A major airline union said Friday that it has enough support among JetBlue Airways' roughly 3,000 fleet service staff to seek a unionization vote, in the latest move to organize workers.
The International Association of Machinists and Aerospace Workers said it will file an application for a union vote with the National Mediation Board. The work group includes baggage handlers and other ground operations employees.
A vote in favor could create the third-largest unionized work group at the New York-based airline. JetBlue's pilots and flight attendants are already unionized. It would come during a wave of union votes across companies from Amazon to Starbucks.
A vote could also take place while JetBlue is in the process of trying to acquire budget airline Spirit Airlines, where more than 80% of employees are represented by unions, compared with JetBlue's 46%, according to annual company filings.

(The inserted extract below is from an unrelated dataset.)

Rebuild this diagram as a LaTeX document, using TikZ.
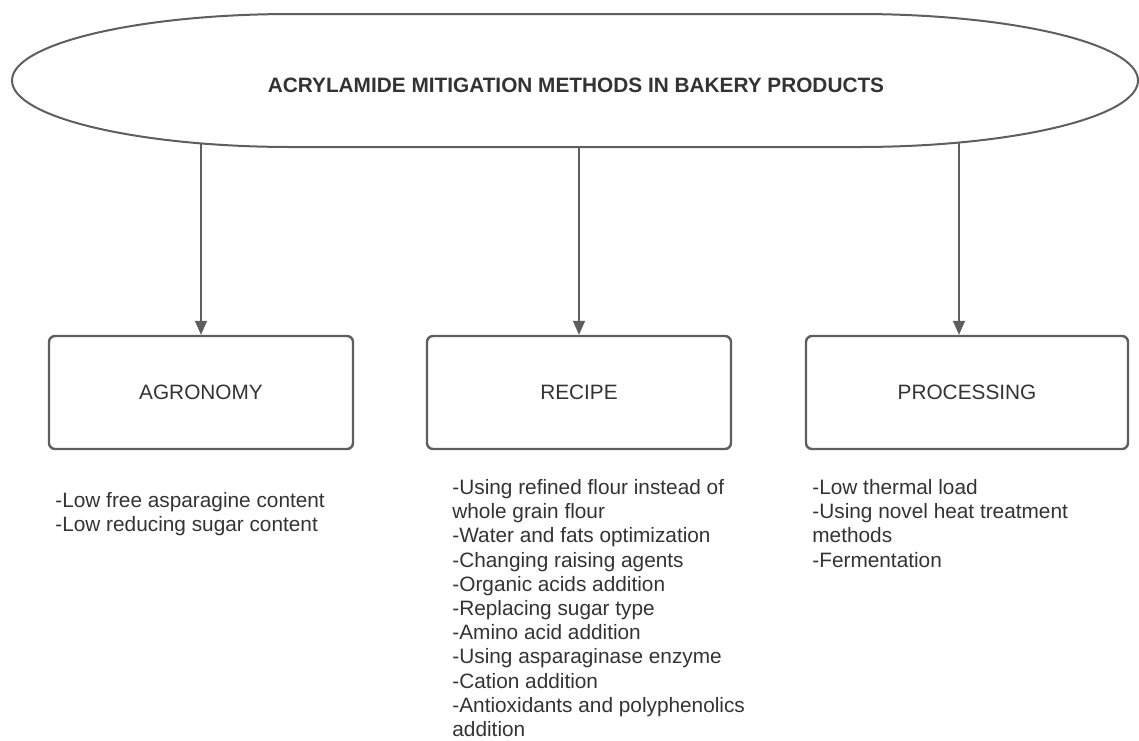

Ensuring more predictable schedules is one of the pillars of a potential labor contract for the fleet service workers, IAM's air transport territory general vice president, Richard Johnsen, told CNBC.
"They really have never had that opportunity to have a say in their future," he said. "Now might be the most critical time."

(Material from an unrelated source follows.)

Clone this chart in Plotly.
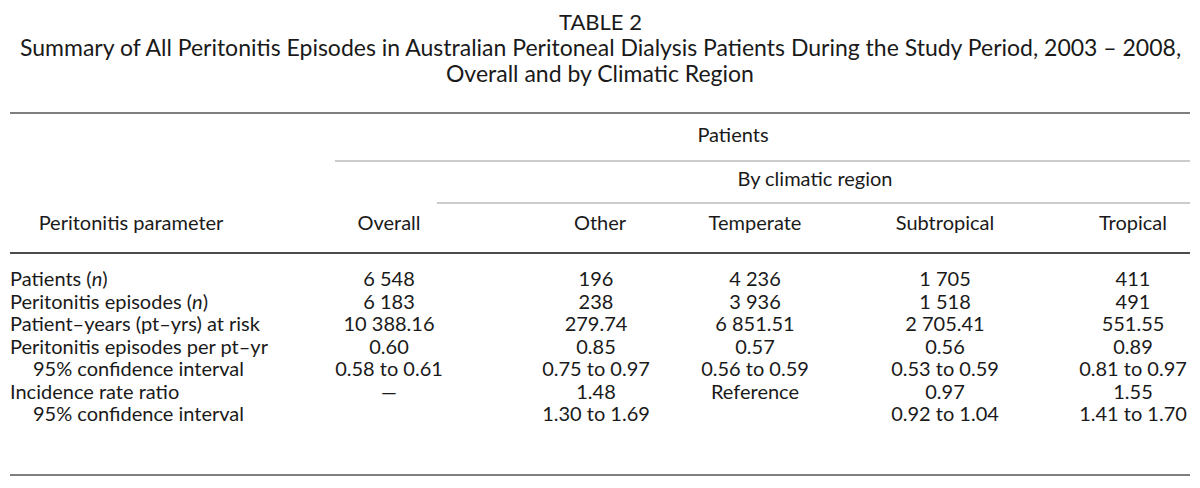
import plotly.graph_objects as go

# table content
title_lines = [
    "TABLE 2",
    "Summary of All Peritonitis Episodes in Australian Peritoneal Dialysis Patients During the Study Period, 2003 – 2008,",
    "Overall and by Climatic Region",
]
row_labels = [
    "Patients (<i>n</i>)",
    "Peritonitis episodes (<i>n</i>)",
    "Patient–years (pt–yrs) at risk",
    "Peritonitis episodes per pt–yr",
    "95% confidence interval",
    "Incidence rate ratio",
    "95% confidence interval",
]
indented = [False, False, False, False, True, False, True]
col_headers = ["Overall", "Other", "Temperate", "Subtropical", "Tropical"]
overall = ["6 548", "6 183", "10 388.16", "0.60", "0.58 to 0.61", "—", ""]
other = ["196", "238", "279.74", "0.85", "0.75 to 0.97", "1.48", "1.30 to 1.69"]
temperate = ["4 236", "3 936", "6 851.51", "0.57", "0.56 to 0.59", "Reference", ""]
subtropical = ["1 705", "1 518", "2 705.41", "0.56", "0.53 to 0.59", "0.97", "0.92 to 1.04"]
tropical = ["411", "491", "551.55", "0.89", "0.81 to 0.97", "1.55", "1.41 to 1.70"]

W, H = 1200, 488
OFF = 8  # page body margin, so axis units line up with screen pixels
FONT = "Lato"
TXT = "#1a1a1a"
SIZE = 20

col_x = [389, 596, 755, 945, 1133]
row_y0, row_dy = 281, 22.5
row_y = [row_y0 + i * row_dy for i in range(len(row_labels))]

fig = go.Figure()

# row labels
fig.add_trace(go.Scatter(
    x=[33 if ind else 10 for ind in indented],
    y=row_y,
    text=row_labels,
    mode="text",
    textposition="middle right",
    textfont=dict(family=FONT, size=SIZE, color=TXT),
    hoverinfo="skip",
    showlegend=False,
))

for cx, vals in zip(col_x, [overall, other, temperate, subtropical, tropical]):
    fig.add_trace(go.Scatter(
        x=[cx] * len(vals),
        y=row_y,
        text=vals,
        mode="text",
        textposition="middle center",
        textfont=dict(family=FONT, size=SIZE, color=TXT),
        hoverinfo="skip",
        showlegend=False,
    ))

# header texts
fig.add_trace(go.Scatter(
    x=[131, 389, 600, 755, 945, 1133, 733, 815],
    y=[225] * 6 + [137, 181],
    text=["Peritonitis parameter"] + col_headers + ["Patients", "By climatic region"],
    mode="text",
    textposition="middle center",
    textfont=dict(family=FONT, size=SIZE, color=TXT),
    hoverinfo="skip",
    showlegend=False,
))

# title
for i, t in enumerate(title_lines):
    fig.add_annotation(
        x=600, y=[21, 47, 73][i], text=t, showarrow=False,
        xanchor="center", yanchor="middle", borderpad=0,
        font=dict(family=FONT, size=22 if i == 0 else 23, color=TXT),
    )

# rules
rules = [
    (10, 1190, 113, "#555555", 1.5),
    (335, 1190, 161, "#999999", 1.2),
    (437, 1190, 203, "#999999", 1.2),
    (10, 1190, 253, "#111111", 1.5),
    (10, 1190, 475, "#555555", 1.5),
]
for x0, x1, y, c, w in rules:
    fig.add_shape(type="line", x0=x0, x1=x1, y0=y, y1=y,
                  line=dict(color=c, width=w))

fig.update_layout(
    width=W, height=H,
    margin=dict(l=0, r=0, t=0, b=0),
    paper_bgcolor="#FFFFFF",
    plot_bgcolor="#FFFFFF",
    xaxis=dict(range=[OFF, W + OFF], visible=False, fixedrange=True),
    yaxis=dict(range=[H + OFF, OFF], visible=False, fixedrange=True),
)

fig.write_html("out.html")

Staff schedules plunged early in the pandemic but surged along with travel demand as Covid cases waned, sparking tensions with airline unions across the U.S.
"JetBlue values its relationship with all of our crewmembers including our ground operations crewmembers who, for the last two years, helped manage the unprecedented challenges posed by the pandemic," the carrier said in a statement. "We firmly believe that the direct relationship we have with our ground operations crewmembers has worked, and will continue to work, and that third-party representation and the costs to our crewmembers that come with it are not in their best interests."
Most major airline workers are already largely represented by unions, though less so at some carriers like JetBlue than at some competitors.
Delta Air Lines is the largest U.S. carrier whose workers aren't mostly unionized. However, the Association of Flight Attendants-CWA, the country's largest flight attendant union, is in the middle of a union drive there, which it launched in 2019. Flight attendants had previously rejected unionization.